Ursula Keller

From ETHW

Ursula Keller
Ursula Keller
Awards
IEEE Photonics Award
IEEE Edison Medal
European Inventor Award
Lifetime Achievement (2018)
Charles H. Townes Award, OSA (2015)
Arthur L. Schawlow Award
LIA’s highest achievement award (2013)
EPS Senior Prize for Applied Aspects of Quantum Electronics and Optics (2011)

Biography

An IEEE Fellow and a pioneer in the field of ultrafast lasers, Ursula Keller has revolutionized photonics and enabled important scientific and industrial applications in physics, chemistry, and biology. Keller developed the semiconductor saturable absorber mirror (SESAM) for generating ultrashort pulses, which transformed femtosecond lasers from complex devices only used by specialists to reliable instruments suitable for use in any general-purpose scientific laboratory and industrial applications. Most ultrashort lasers today utilize her SESAM mode-locking technology for optical communication, precision measurements, microscopy, ophthalmology, and micromachining applications. The laser pulses produced using SESAM are very effective for eye and cancer surgery as they do not heat the material that they strike including cell tissue. Her work has also enabled the optical frequency comb revolution and the invention of the attoclock to resolve electron tunneling a highly debated topic ever since the early days in quantum mechanics. Keller’s development of carrier phase stabilization and frequency comb technology during the 1990s was integral to Hänsch and Hall’s development of laser-based spectroscopy that garnered the 2005 Nobel Prize in Physics.

Ursula Keller grow up in rural Switzerland during the 1960s and 70s. Her severe dyslexia made it difficult for her to do well in languages classes, preventing her from getting into the top secondary schools in Switzerland. She had the choice of training for vocational jobs in other schools but with her exceptional skills in math and science, she transferred to the top school ‘Gymnasium’.

Although she wanted to do physics theory, but warned of the difficulty getting a job, Keller decided to do experimental physics. She went on to study physics engineering at the Swiss Federal Institute of technology (ETH) in Zürich. A professor at ETH, after being impressed with her grades, suggested she spend some time in the UK to learn English. Keller spent time at Heriot-Watt in Edinburgh where she took some English classes.

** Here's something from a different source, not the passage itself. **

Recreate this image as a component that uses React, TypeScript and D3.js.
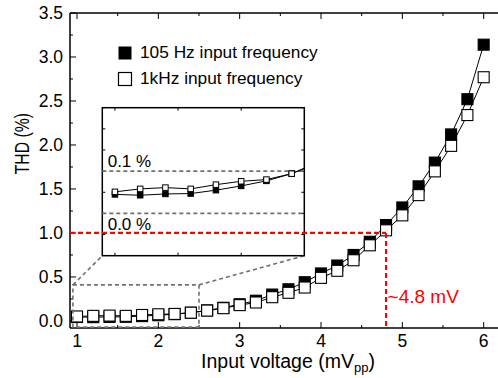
import React, { useRef, useEffect } from 'react';
import * as d3 from 'd3';

// input voltage (mVpp)
const voltages = [1.0, 1.2, 1.4, 1.6, 1.8, 2.0, 2.2, 2.4, 2.6, 2.8, 3.0, 3.2, 3.4, 3.6, 3.8, 4.0, 4.2, 4.4, 4.6, 4.8, 5.0, 5.2, 5.4, 5.6, 5.8, 6.0];
// THD (%) at 105 Hz input
const thd105 = [0.045, 0.043, 0.046, 0.047, 0.055, 0.065, 0.077, 0.094, 0.12, 0.15, 0.19, 0.23, 0.30, 0.36, 0.44, 0.54, 0.63, 0.75, 0.90, 1.09, 1.29, 1.53, 1.80, 2.12, 2.52, 3.14];
// THD (%) at 1 kHz input
const thd1k = [0.051, 0.058, 0.061, 0.058, 0.068, 0.076, 0.080, 0.094, 0.118, 0.145, 0.18, 0.21, 0.27, 0.32, 0.38, 0.49, 0.57, 0.69, 0.86, 1.03, 1.20, 1.43, 1.70, 1.99, 2.34, 2.77];

const yTicks = [0.0, 0.5, 1.0, 1.5, 2.0, 2.5, 3.0, 3.5];
const xTicks = [1, 2, 3, 4, 5, 6];
const insetRefLines = [0.0, 0.1];
const thresholdV = 4.8;
const thresholdThd = 1.0;
// region of the main plot shown in the inset
const zoomBox = { x0: 0.95, x1: 2.5, y0: -0.07, y1: 0.41 };

const App = () => {
    const svgRef = useRef(null);

    useEffect(() => {
        const svg = d3.select(svgRef.current);
        svg.selectAll('*').remove();
        svg.attr('width', 498).attr('height', 378)
            .style('font-family', 'Liberation Sans, Arial, sans-serif');

        const x = d3.scaleLinear().domain([0.914, 6.25]).range([70, 504]);
        const y = d3.scaleLinear().domain([-0.08, 3.5]).range([328, 13]);
        const [left] = x.range();
        const [bottom, top] = y.range();

        const gray = '#707070';
        const red = '#ff0000';

        // frame
        svg.append('line').attr('x1', left).attr('x2', left).attr('y1', top).attr('y2', bottom)
            .attr('stroke', '#000').attr('stroke-width', 1.5);
        svg.append('line').attr('x1', left).attr('x2', 498).attr('y1', bottom).attr('y2', bottom)
            .attr('stroke', '#000').attr('stroke-width', 1.5);
        svg.append('line').attr('x1', left).attr('x2', 498).attr('y1', top).attr('y2', top)
            .attr('stroke', '#000').attr('stroke-width', 1.5);

        // y ticks (inward), major and minor
        d3.range(0, 3.51, 0.25).forEach(v => {
            const major = Math.abs(v * 2 - Math.round(v * 2)) < 1e-6;
            svg.append('line').attr('x1', left).attr('x2', left + (major ? 6 : 3))
                .attr('y1', y(v)).attr('y2', y(v)).attr('stroke', '#000').attr('stroke-width', 1);
        });
        yTicks.forEach(v => {
            svg.append('text').attr('x', 63).attr('y', y(v) + 6).attr('text-anchor', 'end')
                .attr('font-size', 17.5).text(v.toFixed(1));
        });

        // x ticks, bottom and top
        d3.range(1, 6.51, 0.5).forEach(v => {
            const major = Math.abs(v - Math.round(v)) < 1e-6;
            const len = major ? 6 : 3;
            svg.append('line').attr('x1', x(v)).attr('x2', x(v)).attr('y1', bottom).attr('y2', bottom - len)
                .attr('stroke', '#000').attr('stroke-width', 1);
            svg.append('line').attr('x1', x(v)).attr('x2', x(v)).attr('y1', top).attr('y2', top + len)
                .attr('stroke', '#000').attr('stroke-width', 1);
        });
        xTicks.forEach(v => {
            svg.append('text').attr('x', x(v)).attr('y', 347).attr('text-anchor', 'middle')
                .attr('font-size', 17.5).text(v);
        });

        // axis titles
        const xt = svg.append('text').attr('x', 288).attr('y', 368).attr('text-anchor', 'middle')
            .attr('font-size', 19.5);
        xt.append('tspan').text('Input voltage (mV');
        xt.append('tspan').attr('font-size', 13).attr('dy', 4).text('pp');
        xt.append('tspan').attr('dy', -4).text(')');

        svg.append('text')
            .attr('transform', 'translate(28.5,143.7) rotate(-90) scale(0.75,1)')
            .attr('text-anchor', 'middle').attr('font-size', 21).text('THD (%)');

        // legend
        svg.append('rect').attr('x', 118.5).attr('y', 46.5).attr('width', 13).attr('height', 13)
            .attr('fill', '#000');
        svg.append('text').attr('x', 140).attr('y', 58).attr('font-size', 17.3).text('105 Hz input frequency');
        svg.append('rect').attr('x', 118.5).attr('y', 72.5).attr('width', 13).attr('height', 13)
            .attr('fill', '#fff').attr('stroke', '#000').attr('stroke-width', 1.2);
        svg.append('text').attr('x', 140).attr('y', 84).attr('font-size', 17.3).text('1kHz input frequency');

        const series = [
            { values: thd105, fill: '#000' },
            { values: thd1k, fill: '#fff' }
        ];

        // main data
        const line = d3.line().x(d => x(d[0])).y(d => y(d[1]));
        const ms = 11;
        series.forEach(s => {
            const pts = voltages.map((v, i) => [v, s.values[i]]);
            svg.append('path').attr('d', line(pts)).attr('fill', 'none')
                .attr('stroke', '#000').attr('stroke-width', 1);
            svg.selectAll(null).data(pts).enter().append('rect')
                .attr('x', d => x(d[0]) - ms / 2).attr('y', d => y(d[1]) - ms / 2)
                .attr('width', ms).attr('height', ms)
                .attr('fill', s.fill).attr('stroke', '#000').attr('stroke-width', 1.1);
        });

        // zoom box and connectors
        const bx0 = x(zoomBox.x0), bx1 = x(zoomBox.x1), by0 = y(zoomBox.y0), by1 = y(zoomBox.y1);
        svg.append('rect').attr('x', bx0).attr('y', by1).attr('width', bx1 - bx0).attr('height', by0 - by1)
            .attr('fill', 'none').attr('stroke', gray).attr('stroke-width', 1.6).attr('stroke-dasharray', '4,3');

        // inset
        const ix = d3.scaleLinear().domain([0.9, 2.5]).range([102.3, 304.3]);
        const iy = d3.scaleLinear().domain([-0.1, 0.25]).range([255.7, 107.7]);
        const [il, ir] = ix.range();
        const [ib, itop] = iy.range();

        svg.append('line').attr('x1', bx0).attr('y1', by1).attr('x2', il).attr('y2', ib)
            .attr('stroke', gray).attr('stroke-width', 1.6).attr('stroke-dasharray', '4,3');
        svg.append('line').attr('x1', bx1).attr('y1', by1).attr('x2', ir).attr('y2', ib)
            .attr('stroke', gray).attr('stroke-width', 1.6).attr('stroke-dasharray', '4,3');

        const inset = svg.append('g');
        inset.append('rect').attr('x', il).attr('y', itop).attr('width', ir - il).attr('height', ib - itop)
            .attr('fill', '#fff').attr('stroke', '#000').attr('stroke-width', 1.5);
        d3.range(-0.05, 0.251, 0.05).forEach(v => {
            inset.append('line').attr('x1', il).attr('x2', il + 3).attr('y1', iy(v)).attr('y2', iy(v))
                .attr('stroke', '#000').attr('stroke-width', 1);
            inset.append('line').attr('x1', ir).attr('x2', ir - 3).attr('y1', iy(v)).attr('y2', iy(v))
                .attr('stroke', '#000').attr('stroke-width', 1);
        });
        [1.0, 1.5, 2.0].forEach(v => {
            inset.append('line').attr('x1', ix(v)).attr('x2', ix(v)).attr('y1', ib).attr('y2', ib - 3)
                .attr('stroke', '#000').attr('stroke-width', 1);
            inset.append('line').attr('x1', ix(v)).attr('x2', ix(v)).attr('y1', itop).attr('y2', itop + 3)
                .attr('stroke', '#000').attr('stroke-width', 1);
        });
        insetRefLines.forEach(v => {
            inset.append('line').attr('x1', il).attr('x2', ir).attr('y1', iy(v)).attr('y2', iy(v))
                .attr('stroke', gray).attr('stroke-width', 1.6).attr('stroke-dasharray', '4,3');
        });
        inset.append('text').attr('x', 107.7).attr('y', 167).attr('font-size', 17).text('0.1 %');
        inset.append('text').attr('x', 107.7).attr('y', 230).attr('font-size', 17).text('0.0 %');

        svg.append('clipPath').attr('id', 'inset-clip').append('rect')
            .attr('x', il).attr('y', itop).attr('width', ir - il).attr('height', ib - itop);
        const iline = d3.line().x(d => ix(d[0])).y(d => iy(d[1]));
        const ims = 5.5;
        const insetPlot = inset.append('g').attr('clip-path', 'url(#inset-clip)');
        series.forEach(s => {
            const pts = voltages.map((v, i) => [v, s.values[i]]).filter(d => d[0] <= 2.7);
            insetPlot.append('path').attr('d', iline(pts)).attr('fill', 'none')
                .attr('stroke', '#000').attr('stroke-width', 1);
            insetPlot.selectAll(null).data(pts.filter(d => d[0] <= 2.45)).enter().append('rect')
                .attr('x', d => ix(d[0]) - ims / 2).attr('y', d => iy(d[1]) - ims / 2)
                .attr('width', ims).attr('height', ims)
                .attr('fill', s.fill).attr('stroke', '#000').attr('stroke-width', 1);
        });

        // threshold marker
        svg.append('line').attr('x1', left).attr('x2', x(thresholdV)).attr('y1', y(thresholdThd)).attr('y2', y(thresholdThd))
            .attr('stroke', red).attr('stroke-width', 2.2).attr('stroke-dasharray', '5,3');
        svg.append('line').attr('x1', x(thresholdV)).attr('x2', x(thresholdV)).attr('y1', y(thresholdThd)).attr('y2', bottom)
            .attr('stroke', red).attr('stroke-width', 2.2).attr('stroke-dasharray', '5,3');
        svg.append('text').attr('x', x(thresholdV) + 1.5).attr('y', 303).attr('font-size', 19)
            .attr('fill', red).text('~4.8 mV');
    }, []);

    return <svg ref={svgRef} style={{ position: 'absolute', left: 0, top: 0, display: 'block' }}></svg>;
};

export default App;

At ETH, Keller applied for the Fulbright fellowship and after graduating top of her class, she won a full five-year fellowship which allowing her to travel and be funded. I was accepted at every US university I applied to but decided to go to Stanford University in California. At Stanford, she switched to pure physics and studying applied physics for her master’s and doctorate. Keller decided to study experimental laser physics for the subject of her PhD.

In 1989, she went on to work at Bell Labs in New Jersey where she developed and patented SESA.In 1993, Keller returned to ETH as the school’s first female full professor of physics, becoming director of the Swiss National Research Centre for Ultrafast Molecular Sciences and Technologies. Noting the lack of support for women at the university, she founded the ETH Women Professors’ Forum as a support network to help female researchers advance their careers and their research. Keller also serves as a director of the Swiss research program NCCR MUST in ultrafast science.